The Berlin-based pianist-composer Quentin Tolimieri has studied with British contemporary composer and pianist Michael Finnissy in the United Kingdom, with American reeds player Joe Maneri who focused on microtonal music in Boston, and with guitarist and experimental composer and a long-time member of the Wandelweiser collective Michael Pisaro-Liu in Los Angeles. He is influenced by contemporary music as well as free improvisation, New Orleans blues and Javanese music.

His solo piano triple-album «Monochromes» collects fifteen piano pieces titled «Monochrome 1 – 15», composed between 2017-2021. Each piece has its own distinct atmosphere with a single theme and a monochromatic palette of sounds and colors, unfolding over a long period of time. Some are lulling-style pieces with faint melodies in a slow progression; some are vibrant pieces with intense, repetitive layers of brisk beats, where occasionally a hint of harmony or melody ephemerally appears, in between atonal and tonal, or in the intersections of overtones and echoes, or behind the thick layers of reverberation.

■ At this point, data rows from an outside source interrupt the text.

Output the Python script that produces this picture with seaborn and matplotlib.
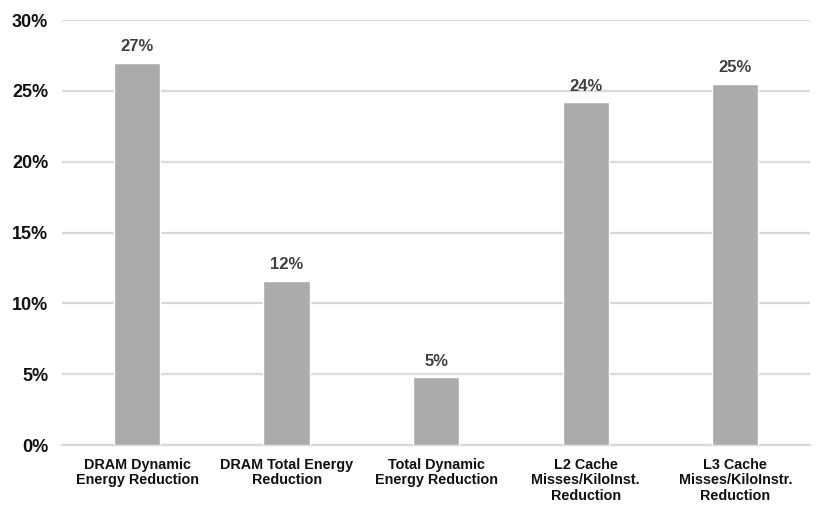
import matplotlib
matplotlib.use("Agg")
import matplotlib.pyplot as plt
import numpy as np
import pandas as pd
import seaborn as sns
from matplotlib.ticker import PercentFormatter

categories = [
    "DRAM Dynamic\nEnergy Reduction",
    "DRAM Total Energy\nReduction",
    "Total Dynamic\nEnergy Reduction",
    "L2 Cache\nMisses/KiloInst.\nReduction",
    "L3 Cache\nMisses/KiloInstr.\nReduction",
]
values = [27.0, 11.6, 4.8, 24.2, 25.5]
value_labels = ["27%", "12%", "5%", "24%", "25%"]

sns.set_theme(style="white")
plt.rcParams["font.family"] = ["Liberation Sans Narrow", "Liberation Sans", "DejaVu Sans"]

df = pd.DataFrame({"category": categories, "value": values})

fig = plt.figure(figsize=(8.3, 5.17), dpi=100)
ax = fig.add_axes([0.075, 0.139, 0.901, 0.822])

sns.barplot(data=df, x="category", y="value", color="#ADAAAA", saturation=1,
            width=0.31, ax=ax, zorder=3)

ax.set_ylim(0, 30)
ax.set_xlim(-0.5, len(categories) - 0.5)
ax.set_yticks(np.arange(0, 31, 5))
ax.yaxis.set_major_formatter(PercentFormatter(decimals=0))
ax.grid(axis="y", color="#D9D9D9", linewidth=1.6, zorder=0)
ax.set_axisbelow(True)
for side in ["top", "right", "left"]:
    ax.spines[side].set_visible(False)
ax.spines["bottom"].set_color("#D9D9D9")
ax.spines["bottom"].set_linewidth(1.6)

ax.set_xlabel("")
ax.set_ylabel("")
ax.tick_params(axis="y", length=0, pad=10, labelsize=13)
ax.tick_params(axis="x", length=0, pad=9, labelsize=10.4)
for lab in ax.get_yticklabels():
    lab.set_fontweight("bold")
    lab.set_color("#111111")
for lab in ax.get_xticklabels():
    lab.set_fontweight("bold")
    lab.set_color("#111111")
    lab.set_linespacing(1.15)

for i, (v, t) in enumerate(zip(values, value_labels)):
    ax.text(i, v + 0.6, t, ha="center", va="bottom", fontsize=12,
            fontweight="bold", color="#404040")

fig.savefig("out.png", dpi=100)
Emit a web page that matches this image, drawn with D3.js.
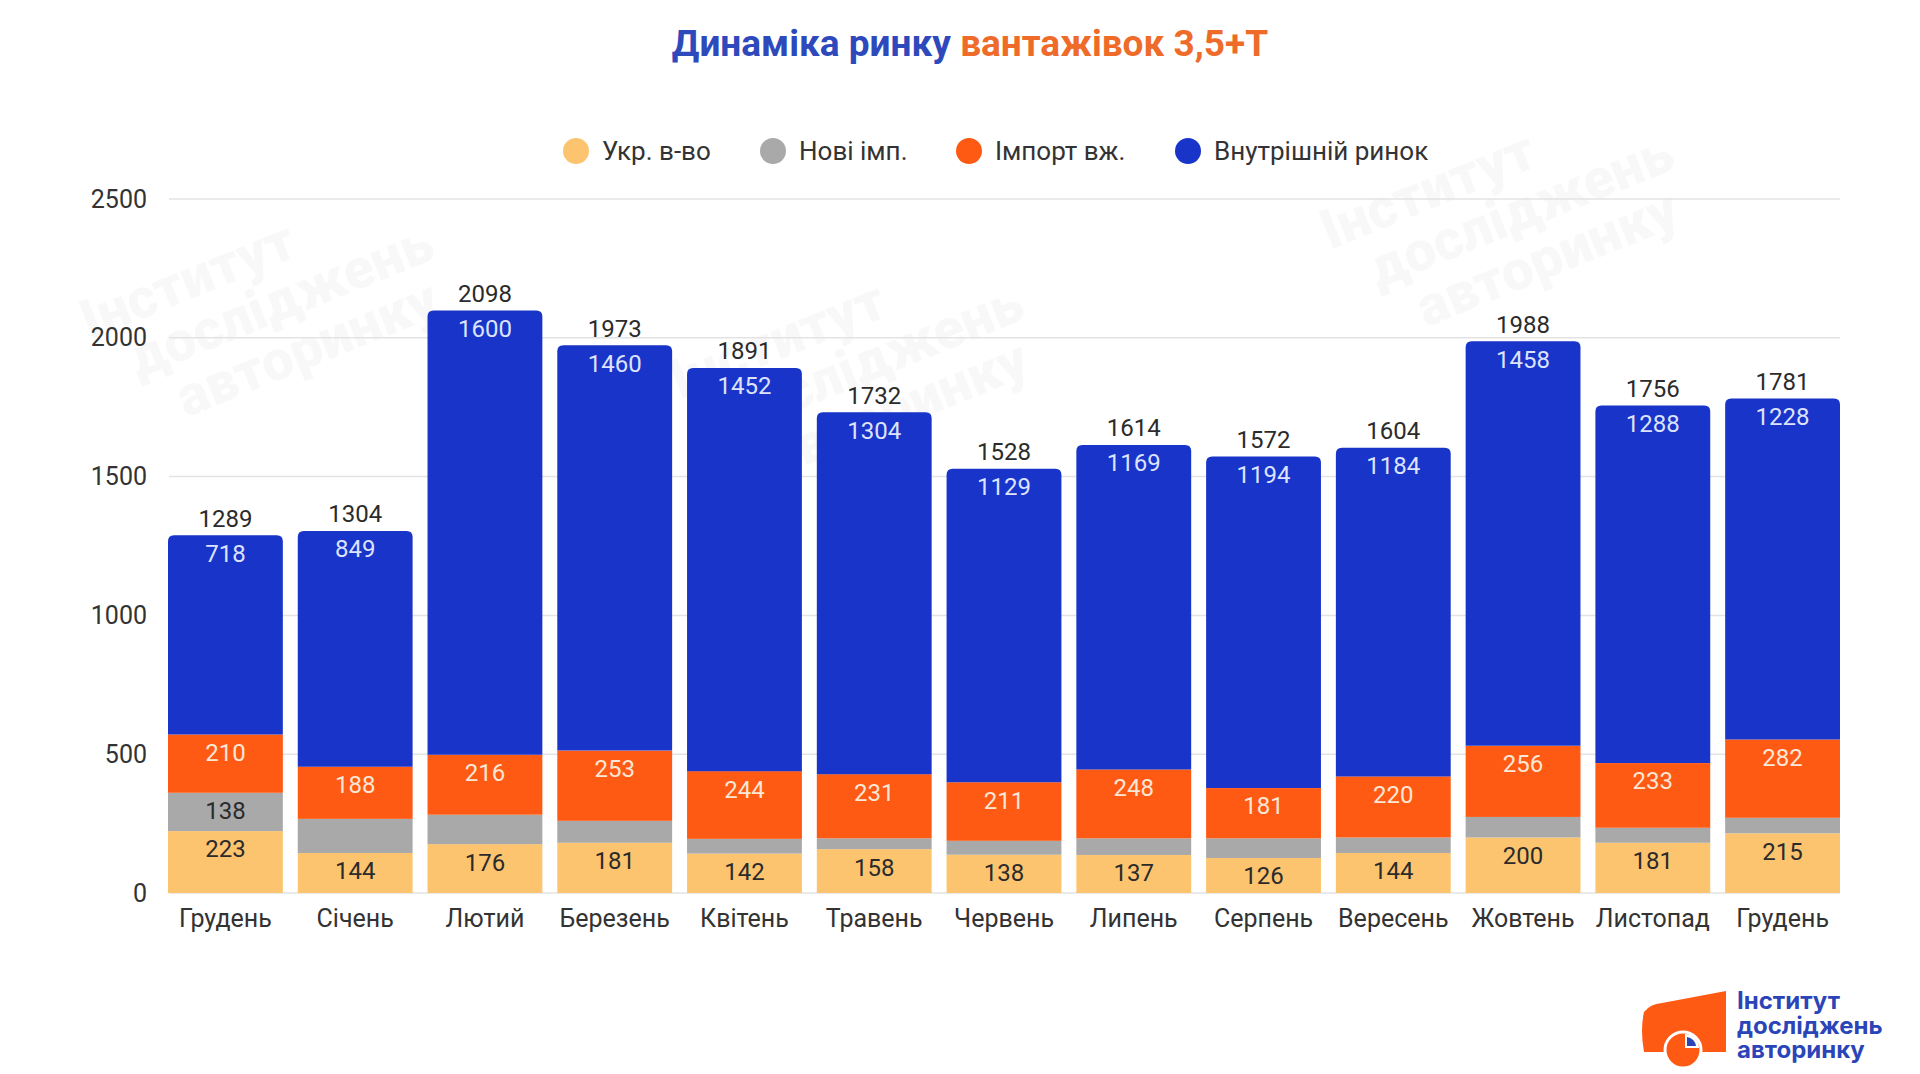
<!DOCTYPE html>
<html><head><meta charset="utf-8">
<script src="https://cdn.jsdelivr.net/npm/d3@7"></script>
<style>
html,body{margin:0;padding:0;background:#fff;}
svg{display:block;font-family:Roboto,"Noto Sans",sans-serif;}
</style></head>
<body>
<svg id="chart" width="1920" height="1074"></svg>
<script>
const categories = ["Грудень","Січень","Лютий","Березень","Квітень","Травень","Червень","Липень","Серпень","Вересень","Жовтень","Листопад","Грудень"];
const ukrProd   = [223,144,176,181,142,158,138,137,126,144,200,181,215];
const newImport = [138,123,106,79,53,39,50,60,71,56,74,54,56];
const usedImport= [210,188,216,253,244,231,211,248,181,220,256,233,282];
const domestic  = [718,849,1600,1460,1452,1304,1129,1169,1194,1184,1458,1288,1228];
const totals    = [1289,1304,2098,1973,1891,1732,1528,1614,1572,1604,1988,1756,1781];
const seriesNames = ["Укр. в-во","Нові імп.","Імпорт вж.","Внутрішній ринок"];
const yTicks = [0,500,1000,1500,2000,2500];

const colors = ["#FDC46F","#A9A9A9","#FF5A14","#1934C8"];
const labelColors = ["#2b2b2b","#2b2b2b","#FBE7D6","#DDE3FF"];
const minLabel = [0,130,0,0];
const seriesVals = [ukrProd,newImport,usedImport,domestic];

const svg = d3.select("#chart");

// watermark
const wm = svg.append("g").attr("fill","#000").attr("fill-opacity",0.028)
  .attr("font-family","Roboto, sans-serif").attr("font-weight",900).attr("font-size",56);
const wmPos = [[90,340],[680,400],[1330,250]];
wmPos.forEach(p=>{
  const t = wm.append("text").attr("transform",`translate(${p[0]},${p[1]}) rotate(-22)`);
  ["Інститут","досліджень","авторинку"].forEach((s,i)=>t.append("tspan").attr("x",i*30).attr("dy",i?54:0).text(s));
});

// Title
const title = svg.append("text").attr("x",970).attr("y",56).attr("text-anchor","middle")
  .attr("font-size",37).attr("font-weight",700);
title.append("tspan").attr("fill","#2E49BC").text("Динаміка ринку ");
title.append("tspan").attr("fill","#EE6B2A").text("вантажівок 3,5+Т");

// Legend
const legX = [576,773,969,1188];
const leg = svg.append("g");
seriesNames.forEach((n,i)=>{
  leg.append("circle").attr("cx",legX[i]).attr("cy",151).attr("r",13).attr("fill",colors[i]);
  leg.append("text").attr("x",legX[i]+26).attr("y",151).attr("dy","0.35em")
    .attr("font-size",26).attr("fill","#333").text(n);
});

// Scales
const x = d3.scaleBand().domain(d3.range(categories.length)).range([168,1840]).paddingInner(0.115).paddingOuter(0);
const y = d3.scaleLinear().domain([0,2500]).range([893,199]);

// grid
const grid = svg.append("g");
yTicks.forEach(t=>{
  grid.append("line").attr("x1",169).attr("x2",1840).attr("y1",y(t)).attr("y2",y(t))
    .attr("stroke","#e3e3e3").attr("stroke-width",1.5);
});
const yAxis = d3.axisLeft(y).tickValues(yTicks).tickFormat(d3.format("d")).tickSize(0).tickPadding(0);
const ga = svg.append("g").attr("transform","translate(147,0)").call(yAxis);
ga.select(".domain").remove();
ga.selectAll("text").attr("font-size",25).attr("fill","#333").attr("font-family","Roboto, sans-serif");

// stacked bars
const stackData = categories.map((c,i)=>({i, s0:ukrProd[i], s1:newImport[i], s2:usedImport[i], s3:domestic[i]}));
const stack = d3.stack().keys(["s0","s1","s2","s3"])(stackData);
const bw = x.bandwidth();
const R = 6;
stack.forEach((layer,k)=>{
  const g = svg.append("g");
  layer.forEach(d=>{
    const i = d.data.i;
    const x0 = x(i), y0 = y(d[0]), y1 = y(d[1]);
    if(k===3){
      const p = d3.path();
      p.moveTo(x0,y0); p.lineTo(x0,y1+R); p.quadraticCurveTo(x0,y1,x0+R,y1);
      p.lineTo(x0+bw-R,y1); p.quadraticCurveTo(x0+bw,y1,x0+bw,y1+R); p.lineTo(x0+bw,y0); p.closePath();
      g.append("path").attr("d",p.toString()).attr("fill",colors[k]);
    } else {
      g.append("rect").attr("x",x0).attr("y",y1).attr("width",bw).attr("height",y0-y1).attr("fill",colors[k]);
    }
  });
});
// labels
stack.forEach((layer,k)=>{
  layer.forEach(d=>{
    const i = d.data.i; const v = seriesVals[k][i];
    if (v < minLabel[k]) return;
    svg.append("text").attr("x",x(i)+bw/2).attr("y",y(d[1])+18).attr("dy","0.35em")
      .attr("text-anchor","middle").attr("font-size",24).attr("fill",labelColors[k]).text(v);
  });
});
totals.forEach((t,i)=>{
  svg.append("text").attr("x",x(i)+bw/2).attr("y",y(t)-17).attr("dy","0.35em")
    .attr("text-anchor","middle").attr("font-size",24).attr("fill","#2b2b2b").text(t);
});

// x labels
categories.forEach((c,i)=>{
  svg.append("text").attr("x",x(i)+bw/2).attr("y",918).attr("dy","0.35em")
    .attr("text-anchor","middle").attr("font-size",25).attr("fill","#333").text(c);
});

// logo
const logo = svg.append("g");
logo.append("path").attr("d","M1644,1012 Q1650,1004 1662,1003 L1726,991 L1726,1052 L1700,1052 L1668,1052 L1644,1052 Q1640,1030 1644,1012 Z").attr("fill","#FF5A14");
logo.append("circle").attr("cx",1683).attr("cy",1050).attr("r",18).attr("fill","#FF5A14").attr("stroke","#fff").attr("stroke-width",3);
logo.append("path").attr("d","M1685,1048 L1685,1034 A14,14 0 0 1 1699,1048 Z").attr("fill","#fff");
logo.append("path").attr("d","M1687,1046 L1687,1037 A10,10 0 0 1 1696,1046 Z").attr("fill","#2B45B8");
const lt = logo.append("text").attr("font-family","Inter, 'Open Sans', sans-serif").attr("font-weight",700)
  .attr("font-size",24).attr("fill","#2B45B8");
["Інститут","досліджень","авторинку"].forEach((s,i)=>lt.append("tspan").attr("x",1737).attr("y",1009+i*24.5).text(s));
</script>
</body></html>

Tolimieri explains that he always felt that the piano «was a bit limited by a kind of music history embedded in its construction: equal temperament, a particular kind of tone quality, etc.» and that this acoustic instrument represented European harmony and Western music history. But, slowly, he realized that the piano s actually filled with all sorts of «sounds that we don’t really hear or focus on because of all of the structural/linguistic things going on in music». His aim was to liberate the piano and eliminate the piano‘s language, syntax, and grammar (harmony, melody, rhythm and formal development etc.), so he could hear its «actual voice».

Tolimieri’s monochromatic «Monochromes» reinvent the sonic palette of the piano. He often takes the piano to radical and austere ends that strip the acoustic keyboard instrument from any familiar sounds and maps its possible sonic possibilities in carefully-executed architectures of time and space. His decisive commitment, intense energy, extended techniques and deep focus on these minimalist pieces produce a series of pure, unworldly sonorities. You can hear echoes of the radical rhythmic ideas of Conlon Nancarrow, the sparse meditations of Morton Feldman or the intensity of Cecil Taylor. After the opening, aggressive and quite obsessive Monochrome pieces, you may be bewitched by the sheer beauty of the serene fourth and thirteenth pieces which suggest an abstract ritual that brings to mind the ascetic qualities of Zen Buddhism or Butoh dances, or the meditative spirit of the fifth one that sounds like an electronic dreamscape and the unsentimental children’s song of the seventh piece. But you can also appreciate the almost inhuman methodical stubbornness of the 35-minute eighth Monochrome piece, the 24-minute twelfth piece and the shorter fourteenth piece.

Obviously, this exquisite work is an outcome of careful research of the piano, its universe of microtonal overtones, its reverberation and the physical qualities of the keys and the strings. The evolution of these bold, monochromatic pieces has its own logic, and the immersive listening experience of «Monochromes» allows us – the listener – to rediscover the piano. Or as Pisaro-Liu concludes: «Each Monochrome is a small world. Over the course of the three hours the series lasts, we travel across a system of fifteen planets».